In solution space, for instance, what about lab grown meat? Well lab-grown meat might be worse for the environment than normal meat. I have hopes it will eventually get there but for all I know maybe the market will never be there. But you’d think that Taco Bell could just switch to lab meat and nobody would know and that would be a huge demand right there.
Regardless of specific solution concepts—and I would never want lab-grown meat to 100% take over conventional meat anyway—we have a big solution space for a big world. Agriculture and climate and all the big things in our world are dynamic systems with many variables. Some subsystems might even be complex and/or chaotic. Side effects have happened and will happen in the future as a result of human actions. Oh us Americans should stop eating hamburgers because a third world country keeps burning down their rain forest to make cow pastures. Well, we didn’t ask them to do that. We can raise cows here in America. But then the other countries will lose money, people need jobs. And so forth.

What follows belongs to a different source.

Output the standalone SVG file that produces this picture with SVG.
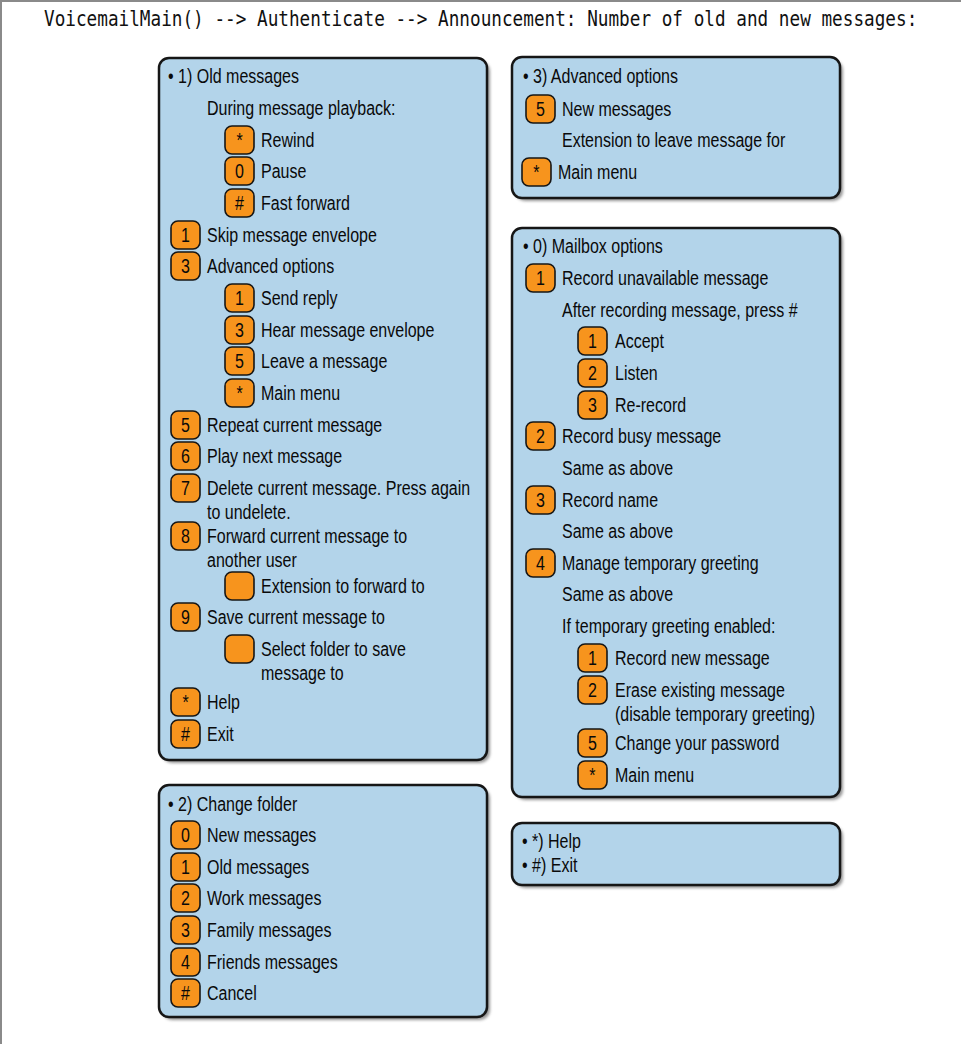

There’s no clean one-shot solution.
If you want to reduce greenhouse gases from underdeveloped nations then that’s a big issue—but it should not require human food austerity in first world or third world nations. That’s not a solution. It’s literally insane to want to go backwards. We should never do anything that will reverse civilization’s progress. And that takes energy, lots of energy. And as we see with certain countries the past several decades that are trying to catch up, it produces a lot of waste too (which they should be handling better). And it takes access to nutritious foods like meat!
But they’ll tell you we don’t have time! The world will end soon because of global warming! Well actually we know how to cool things off if we want to, we did it last century accidentally. Regardless, there are lots of things we can do and trying to tell cultures to just stop and change arbitrarily and in an anti-humanist, anti-progress manner is crazy.
Anyway, the cricket pushers are basically Luddites with a superiority complex that probably couldn’t find their way out of a paper bag, and I have no patience with their militant buffoonery.